The program will address degradation in forest concession areas by engaging forest concessionaires in reduced impact logging and forest protection (set aside areas), and promoting forest certification. The program also aim to reduce emissions from deforestation i) in palm oil concessions by avoiding the conversion of forests with high conservation value (HCV) through contractual agreements and the promotion of certification under the Roundtable for Sustainable Palm Oil (RSPO) standard), and ii) in mining concessions through reduced impact planning of mine sites and supporting infrastructure.  In addition, the program will work with communities to improve their livelihoods and provide alternative sources of income by i) promoting the production of cocoa by smallholders through agroforestry systems in degraded forests, ii) promoting smallholder outgrower schemes for palm oil on deforested areas, and (iii) introducing conservation agriculture (cassava, maize) to increase agricultural productivity and crop diversification in degraded areas.
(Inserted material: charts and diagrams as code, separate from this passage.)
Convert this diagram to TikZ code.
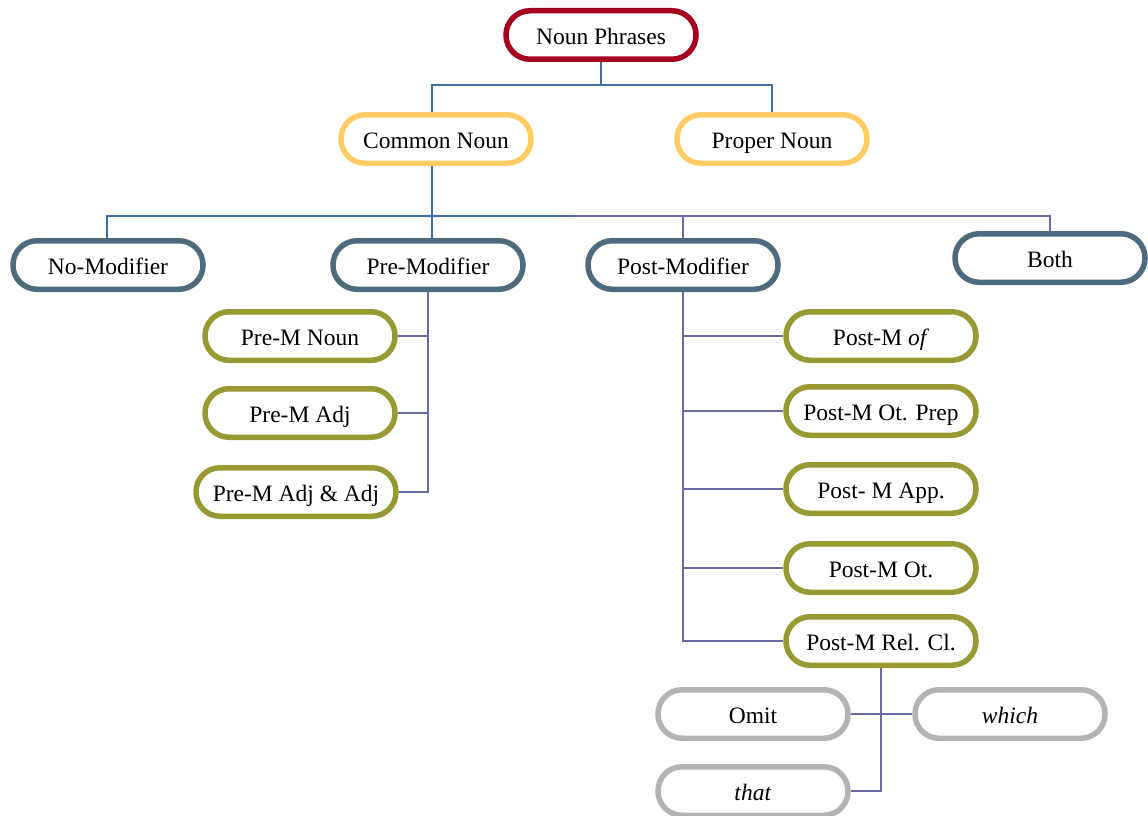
\documentclass[tikz,border=0pt]{standalone}
\usepackage{fontspec}
\setmainfont{Liberation Serif}

\definecolor{rootc}{HTML}{A50021}
\definecolor{nounc}{HTML}{FFCC66}
\definecolor{modc}{HTML}{4E6B7E}
\definecolor{subc}{HTML}{999933}
\definecolor{relc}{HTML}{B3B3B3}
\definecolor{bluel}{HTML}{3E6EA3}
\definecolor{purpl}{HTML}{6A6AA8}

\begin{document}
\begin{tikzpicture}[x=1pt,y=-1pt,
  box/.style={draw, line width=5.5pt, fill=white, rounded corners=24pt,
    minimum width=190pt, minimum height=48.5pt, inner sep=0pt,
    text height=22pt, text depth=3pt,
    font=\fontsize{23.5}{28}\selectfont},
  rootbox/.style={box, draw=rootc},
  nounbox/.style={box, draw=nounc},
  modbox/.style={box, draw=modc},
  subbox/.style={box, draw=subc},
  relbox/.style={box, draw=relc},
  blueln/.style={draw=bluel, line width=1.8pt},
  purpln/.style={draw=purpl, line width=1.6pt}]
\useasboundingbox (0,0) rectangle (1148,816);

% top levels
\node[rootbox] (np) at (601,35) {Noun Phrases};
\node[nounbox] (cn) at (436,139) {Common Noun};
\node[nounbox] (pn) at (772,139) {Proper Noun};

% modifier types
\node[modbox] (nomod) at (108,265) {No-Modifier};
\node[modbox] (premod) at (428,265) {Pre-Modifier};
\node[modbox] (postmod) at (683,265) {Post-Modifier};
\node[modbox] (both) at (1050,258) {Both};

% pre-modifiers
\node[subbox] (pmn) at (300,336) {Pre-M Noun};
\node[subbox] (pma) at (300,413) {Pre-M Adj};
\node[subbox, minimum width=200pt] (pmaa) at (296,492) {Pre-M Adj \& Adj};

% post-modifiers
\node[subbox] (pof) at (881,336) {Post-M \textit{of}};
\node[subbox] (pop) at (881,411) {Post-M Ot. Prep};
\node[subbox] (poa) at (881,489) {Post- M App.};
\node[subbox] (pot) at (881,568) {Post-M Ot.};
\node[subbox] (prc) at (881,641) {Post-M Rel. Cl.};

% relative clause markers
\node[relbox] (omit) at (753,714) {Omit};
\node[relbox] (which) at (1010,714) {\textit{which}};
\node[relbox] (that) at (753,791) {\textit{that}};

% connectors
\coordinate (jt) at (601,85);
\coordinate (jc) at (432,85);
\coordinate (jl) at (107,216);
\coordinate (jm) at (618,216);
\coordinate (jn) at (570,216);

\draw[blueln] (np.south) -- (jt) -- (jc) -- (jc |- cn.north);
\draw[blueln] (jt) -| (pn.north);

\draw[blueln] (cn.south -| jc) -- (jc |- jl);
\draw[blueln] (nomod.north -| jl) |- (jm);
\draw[blueln] (premod.north -| jc) -- (jc |- jl);
\draw[purpln] (jn) -| (both.north);
\draw[purpln] (postmod.north) -- (postmod.north |- jl);

\draw[purpln] (premod.south) |- (pmn.east);
\draw[purpln] (premod.south) |- (pma.east);
\draw[purpln] (premod.south) |- (pmaa.east);

\draw[purpln] (postmod.south) |- (pof.west);
\draw[purpln] (postmod.south) |- (pop.west);
\draw[purpln] (postmod.south) |- (poa.west);
\draw[purpln] (postmod.south) |- (pot.west);
\draw[purpln] (postmod.south) |- (prc.west);

\draw[purpln] (prc.south) |- (that.east);
\draw[purpln] (omit.east) -- (which.west);
\end{tikzpicture}
\end{document}
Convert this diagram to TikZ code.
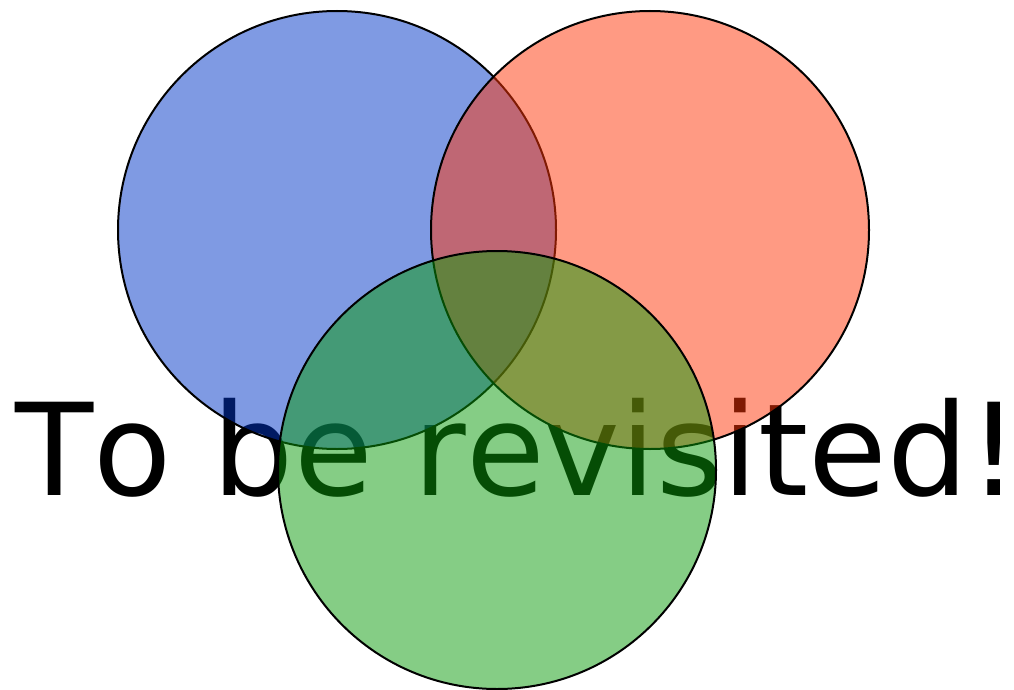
\documentclass[tikz,border=0pt]{standalone}
\usepackage{fontspec}
\setmainfont{DejaVu Sans}[Kerning=Off]
\definecolor{vblue}{RGB}{0,53,199}
\definecolor{vred}{RGB}{255,53,7}
\definecolor{vgreen}{RGB}{11,155,11}
\begin{document}
\begin{tikzpicture}[x=1pt,y=-1pt,
  venn/.style={draw=black,line width=2pt,fill opacity=0.5}]
\useasboundingbox (0,0) rectangle (1014,690);
\node[anchor=base west,inner sep=0pt,font=\fontsize{128}{128}\selectfont] (txt) at (15.5,495) {To be revisited!};
\filldraw[venn,fill=vblue] (337,230) circle[radius=219];
\filldraw[venn,fill=vred] (650,230) circle[radius=219];
\filldraw[venn,fill=vgreen] (497,470) circle[radius=219];
\end{tikzpicture}
\end{document}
And lastly, the program includes measures to improve the management of existing protected areas through improved protected area management and alternative income generating activities for communities. 

Accessing Results-based Payments

Terra is the technical lead, with our partner GeoEcoMap, for developing the Emission Reductions Program Document (ERPD), the final document necessary for a REDD+ Country Participants to start the process of quantifying their actual emission reductions to receive results-based payments from the Carbon Fund.  This technical and analytical work included quantification of emission reductions, assessing drivers of planned and unplanned deforestation/degradation, designing program activities to address drivers, stakeholder engagement, benefit sharing design, safeguards, financial and operational planning, and MRV system design.

Setting an appropriate and accurate forest emission level is an essential step establishing the “business as usual” case from which results-based payments will be made. However, like other high forest-low deforestation countries, past deforestation and degradation in Sangha and Likouala has been relatively small, but this pattern is changing as the region develops and makes it commodities available to the global economy, and the population and access to forests increase as never before. Terra developed a multivariate approach to applying an upward adjustment to the historical emission levels to reflect the difference between the future emissions and historical averages.  This including analyzing future road construction, population increases, and new concessions for oil palm, mining, and industrial forestry.